Realising I’ve never truly been loved — and the weight of that truth after allowing myself to be open, vulnerable, and seen.

Sometimes, I think it couldn’t be worse — emotionally speaking.
No friends. No partner. No real, sustained love across my life.

I used to pretend that wasn’t true.
Now I see it. And it’s crushing.

Because I’ve started to let myself feel. I’ve opened up in therapy. I’ve started to show myself in group counselling. And oddly — painfully — that’s when the grief came.

Not because those spaces are unsafe… but because they are.
And for the first time, my body is beginning to realise just how much I never had.

I’ve never truly been loved.

Not by my mother.
Not in friendship.
Not in partnership.
Just tiny glimmers, here and there — mostly from people trained to offer it. Therapists. Counsellors. People who hold space professionally.

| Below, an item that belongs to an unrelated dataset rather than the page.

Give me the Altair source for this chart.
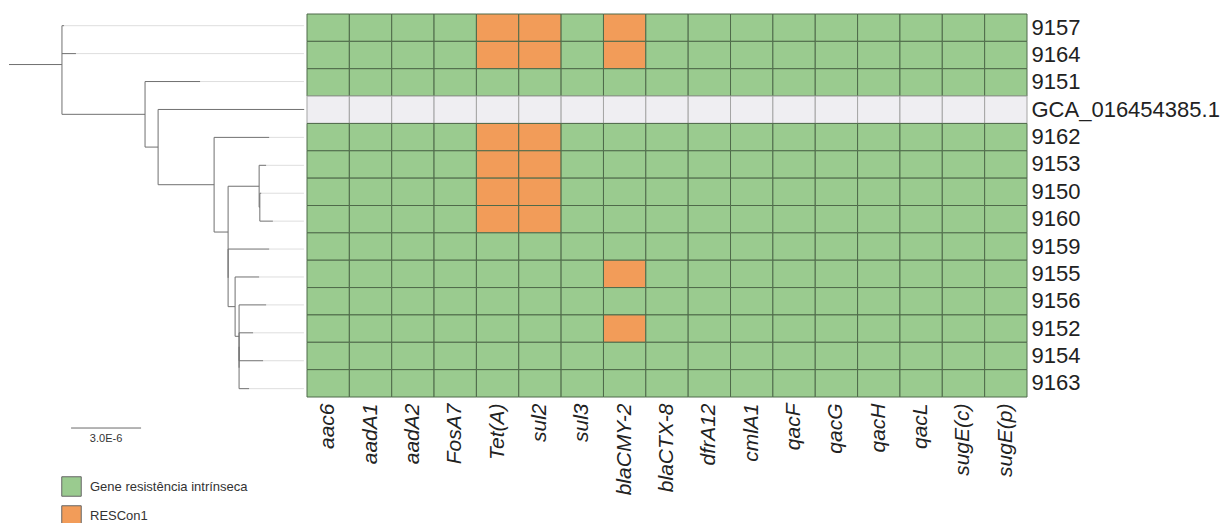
import altair as alt
import pandas as pd

# ---------------- data ----------------
samples = ["9157", "9164", "9151", "GCA_016454385.1", "9162", "9153", "9150",
           "9160", "9159", "9155", "9156", "9152", "9154", "9163"]
genes = ["aac6", "aadA1", "aadA2", "FosA7", "Tet(A)", "sul2", "sul3", "blaCMY-2",
         "blaCTX-8", "dfrA12", "cmlA1", "qacF", "qacG", "qacH", "qacL", "sugE(c)", "sugE(p)"]
status_labels = ["Gene resistência intrínseca", "RESCon1", "sem dados"]
status_colors = ["#9acb8f", "#f29c59", "#efeef2"]
rescon_9157 = ["Tet(A)", "sul2", "blaCMY-2"]
rescon_9164 = ["Tet(A)", "sul2", "blaCMY-2"]
rescon_9162 = ["Tet(A)", "sul2"]
rescon_9153 = ["Tet(A)", "sul2"]
rescon_9150 = ["Tet(A)", "sul2"]
rescon_9160 = ["Tet(A)", "sul2"]
rescon_9155 = ["blaCMY-2"]
rescon_9152 = ["blaCMY-2"]
no_data_samples = ["GCA_016454385.1"]

# tree: node, parent, branch length (units of 1e-6)
tree_nodes = ["A", "9157", "9164", "B", "9151", "C", "GCA_016454385.1", "D", "9162", "E",
              "F", "9153", "F2", "9150", "9160", "E2", "9159", "G", "9155", "H", "9156",
              "H2", "H3", "9152", "9154", "9163"]
tree_parents = [None, "A", "A", "A", "B", "B", "C", "C", "D", "D",
                "E", "F", "F", "F2", "F2", "E", "E2", "E2", "G", "G", "H",
                "H", "H2", "H3", "H3", "H2"]
tree_lengths = [2.27, 0.09, 0.60, 3.56, 2.36, 0.56, 6.26, 2.40, 2.36, 0.60,
                1.33, 0.30, 0.03, 0.06, 0.56, 0.0, 1.76, 0.30, 1.03, 0.17, 1.16,
                0.0, 0.0, 0.60, 1.03, 0.43]
leaf_line_end = 12.64
scale_bar_length = 3.0
scale_bar_label = "3.0E-6"
scale_bar_start = 2.66
scale_bar_row = 14.41

# ---------------- heatmap table ----------------
rescon = {"9157": rescon_9157, "9164": rescon_9164, "9162": rescon_9162,
          "9153": rescon_9153, "9150": rescon_9150, "9160": rescon_9160,
          "9155": rescon_9155, "9152": rescon_9152}
rows = []
for s in samples:
    for g in genes:
        if s in no_data_samples:
            st = status_labels[2]
        elif g in rescon.get(s, []):
            st = status_labels[1]
        else:
            st = status_labels[0]
        rows.append({"sample": s, "gene": g, "status": st})
heat_df = pd.DataFrame(rows)

# ---------------- tree layout ----------------
parent_of = dict(zip(tree_nodes, tree_parents))
length_of = dict(zip(tree_nodes, tree_lengths))
children = {n: [] for n in tree_nodes}
for n, p in zip(tree_nodes, tree_parents):
    if p is not None:
        children[p].append(n)

x_start, x_end = {}, {}
for n in tree_nodes:
    p = parent_of[n]
    x_start[n] = 0.0 if p is None else x_end[p]
    x_end[n] = x_start[n] + length_of[n]

ycoord = {}
def node_y(n):
    if not children[n]:
        ycoord[n] = float(samples.index(n))
    else:
        ys = [node_y(c) for c in children[n]]
        ycoord[n] = sum(ys) / len(ys)
    return ycoord[n]
node_y("A")

segs = []
for n in tree_nodes:
    segs.append({"x": x_start[n], "x2": x_end[n], "y": ycoord[n], "y2": ycoord[n], "kind": "branch"})
    if children[n]:
        cy = [ycoord[c] for c in children[n]]
        segs.append({"x": x_end[n], "x2": x_end[n], "y": min(cy), "y2": max(cy), "kind": "branch"})
    else:
        segs.append({"x": x_end[n], "x2": leaf_line_end, "y": ycoord[n], "y2": ycoord[n], "kind": "guide"})
seg_df = pd.DataFrame(segs)

xs = alt.Scale(domain=[0, 297 / (70 / 3.0)], range=[0, 297], nice=False, zero=False)
ys = alt.Scale(domain=[0, 13], range=[11.7, 11.7 + 13 * 27.92], nice=False, zero=False)

guides = alt.Chart(seg_df).transform_filter("datum.kind == 'guide'").mark_rule(
    color="#dedede", strokeWidth=1).encode(
    x=alt.X("x:Q", scale=xs, axis=None), x2="x2:Q",
    y=alt.Y("y:Q", scale=ys, axis=None), y2="y2:Q")
branches = alt.Chart(seg_df).transform_filter("datum.kind == 'branch'").mark_rule(
    color="#707070", strokeWidth=1).encode(
    x=alt.X("x:Q", scale=xs, axis=None), x2="x2:Q",
    y=alt.Y("y:Q", scale=ys, axis=None), y2="y2:Q")

bar_df = pd.DataFrame({"x": [scale_bar_start], "x2": [scale_bar_start + scale_bar_length],
                       "y": [scale_bar_row], "label": [scale_bar_label]})
bar_rule = alt.Chart(bar_df).mark_rule(color="#6a6a6a", strokeWidth=1).encode(
    x=alt.X("x:Q", scale=xs, axis=None), x2="x2:Q",
    y=alt.Y("y:Q", scale=ys, axis=None))
bar_text = alt.Chart(bar_df).transform_calculate(
    xm="(datum.x + datum.x2) / 2", ym="datum.y + 0.4").mark_text(
    font="Liberation Sans", fontSize=11, color="#333333", baseline="middle", align="center").encode(
    x=alt.X("xm:Q", scale=xs, axis=None),
    y=alt.Y("ym:Q", scale=ys, axis=None),
    text="label:N")

tree = alt.layer(guides, branches, bar_rule, bar_text).properties(width=297, height=505)

heat = alt.Chart(heat_df).mark_rect(strokeWidth=1).encode(
    x=alt.X("gene:N", sort=genes, title=None,
            axis=alt.Axis(orient="bottom", labelAngle=-90, ticks=False, domain=False,
                          labelFont="Liberation Sans", labelFontSize=21, labelFontStyle="italic",
                          labelColor="#222222", labelPadding=6)),
    y=alt.Y("sample:N", sort=samples, title=None,
            axis=alt.Axis(orient="right", ticks=False, domain=False,
                          labelFont="Liberation Sans", labelFontSize=22, labelLimit=400,
                          labelColor="#222222", labelPadding=4)),
    color=alt.Color("status:N", scale=alt.Scale(domain=status_labels, range=status_colors),
                    legend=alt.Legend(title=None, orient="none", legendX=52, legendY=462,
                                      values=status_labels[:2], symbolType="square",
                                      symbolSize=380, symbolStrokeColor="#666666",
                                      symbolStrokeWidth=1, symbolOpacity=1,
                                      labelFont="Liberation Sans", labelFontSize=13,
                                      labelColor="#333333", labelOffset=8, rowPadding=4,
                                      padding=0, labelLimit=400)),
    stroke=alt.condition("datum.status == 'sem dados'", alt.value("#a5a5a5"), alt.value("#4f6a4a")),
).properties(width=720, height=383)

chart = alt.hconcat(tree, heat, spacing=0).properties(
    padding={"left": 0, "top": 5, "right": 0, "bottom": 0}
).configure_view(stroke=None)

chart.save("out.html", embed_options={"renderer": "svg", "actions": False})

And now that I know what it feels like to be met, even a little…
I see the void that came before. The gap where love should have been.
And I’m exhausted. Not just tired — deeply drained. As if my whole nervous system is catching up to the truth it’s spent a lifetime avoiding.

And yeah — I’m eating half a lemon drizzle cake.
Not because I’m hungry, but because I need something to hold me.
Something soft. Something sweet. Something that doesn’t abandon me.

I don’t think people realise what it does to a person — to go unloved for decades, and then be judged for how that pain shows up.
I was desperate for connection. And instead of care, I was often mocked. Dismissed. Seen as less. Like my loneliness made me defective.

But it didn’t. It made me human.

I acted out not because I was flawed — but because I was starved.
Starved of love. Starved of reflection. Starved of safety.

And now that I’m finally learning what those things feel like…
Now that I feel a sense of love in my training group…
I realise how much I’ve missed.

And it breaks me.

Not in a way that destroys me.
But in a way that reveals me.
In a way that says, “Yes, this is grief. But you’re finally feeling it now. That’s how it heals.”

So I’ll sit here. Full of lemon cake. Full of sadness.
Not because I’m failing.
But because I’m finally beginning to grieve the life I never got
And maybe, slowly, open the door to one I can still create.